(BIOTECHFINANCES N°986 Lundi 9 mai 2022) Tubulis passe la vitesse supérieure. Moins de deux ans après avoir levé 10,7 M€ dans le cadre d’une série A, la biotech allemande, créée en 2019 à la suite d’un spin-off entre le Leibniz-Forschungsinstitut für Molekulare Pharmakologie (FMP) de Berlin et la Ludwig-Maximilians-Universität (LMU) de Munich, a bouclé la semaine dernière une deuxième augmentation de capital, d’un montant de 60 M€. Spécialisée dans le développement de conjugués anticorps-médicaments (ADC), celle-ci entend utiliser le produit de cette opération pour accélérer le développement de ses propres ADC. Toujours en phase de R&D, elle ne génère à ce jour pas de revenu.
Une « ADC task force » interne
L’ensemble de ses actionnaires existants ont participé à ce nouveau tour de table, en l’occurence BioMedPartners, High-Tech Gründerfonds (HTGF), Seventure Partners, coparion, Bayern Kapital et OCCIDENT. En parallèle, l’entreprise a accueilli trois nouveaux fonds : Evotec, Fund+ et Andera Partners, qui a par ailleurs dirigé ce financement. Les tickets investis et la participation de chacun sont confidentiels. Pour le spécialiste français du non coté, qui accompagne déjà des biotechs et des medtechs à travers son activité Andera Life Sciences et qui a lancé l’an dernier un méga-fonds dédié aux sciences de la vie (Biodiscovery 6), cette transaction constitue une première. « Tubulis est le premier investissement d’Andera Life Sciences dans une entreprise qui a développé des technologies propriétaires dans le champ des ADC », précise Sofia Ioannidou, associée, PhD, chez Andera Partners. Convaincues du potentiel financier de cette technologie (voir encadré), les équipes d’Andera Partners avaient constitué il y a un an environ une task force interne dédiée, quelques semaines après avoir notamment rencontré le management de Tubulis lors d’une conférence consacrée aux biotechs. « L’objectif de cette task force était de cibler d’une part, puis d’analyser d’autre part, les entreprises les plus prometteuses qui évoluent sur ce marché à l’échelle internationale, poursuit Sofia Ioannidou.
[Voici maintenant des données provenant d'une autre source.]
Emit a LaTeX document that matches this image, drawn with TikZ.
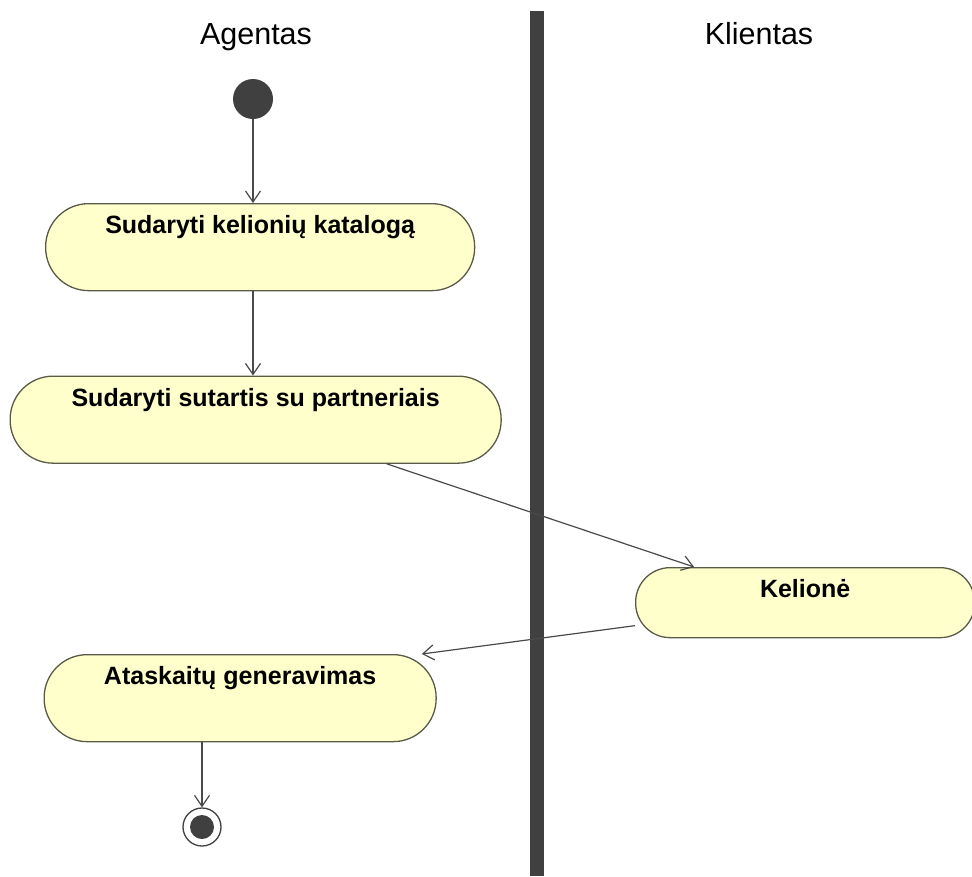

In fine, nous en avons conclu que Tubulis, forte d’une technologie propriétaire, était le candidat idoine. »
Après cette incursion dans le champ des ADC, Andera Partners n’exclut pas d’investir dans des biotechs concurrentes dans les prochains mois. D’ici là, la société de private equity prévoit également de finaliser, via Biodiscovery 6 – d’une taille actuelle de 450 millions d’euros, le véhicule devrait boucler son closing final d’ici la fin de l’année –, d’autres prises de participation dans d’autres domaines du médical.
Une technologie au fort potentiel thérapeutique… et financier
Apparus au début des années 2000, les conjugués anticorps-médicaments (antibody drug conjugates, ADC) sont une classe de médicaments consistant à greffer sur un anticorps monoclonal un agent cytotoxique (anticancéreux). Du fait de leurs caractéristiques, les ADC ont vocation à traiter un cancer de manière ciblée. « Ils sont en effet censés identifier dans l’organisme les cellules tumorales et délivrer des chimiothérapies qu’à ces cellules, explique Sofia Ioannidou. En épargnant ainsi les cellules saines, ils sont de nature à offrir une meilleure efficacité thérapeutique et une plus grande sécurité pour le patient. » Ces dernières années, l’accélération des travaux de recherche et les avancées scientifiques se sont traduites par la commercialisation d’une dizaine d’ADC. Quelques partenariats ont également été noués entre des biotechs et des groupes pharmaceutiques, à l’instar de celui scellé en mars entre Sanofi et Seagen, tandis que Gilead avait racheté la biotech américaine Immunomedics (et son ADC Trodelvy) pour 21 Mrd$ en septembre 2020. Alors que le marché mondial des ADC enregistre une croissance annuelle supérieure à 20%, sa taille était estimée à 4,3 milliards de dollars en 2020. « Selon des estimations, les 12 ADC approuvés à ce jour par la Food and Drug Administration (FDA) dans le monde pourraient générer, à eux seuls, des revenus annuels supérieurs à 20 milliards de dollars dès 2030 », indique Sofia Ioannidou.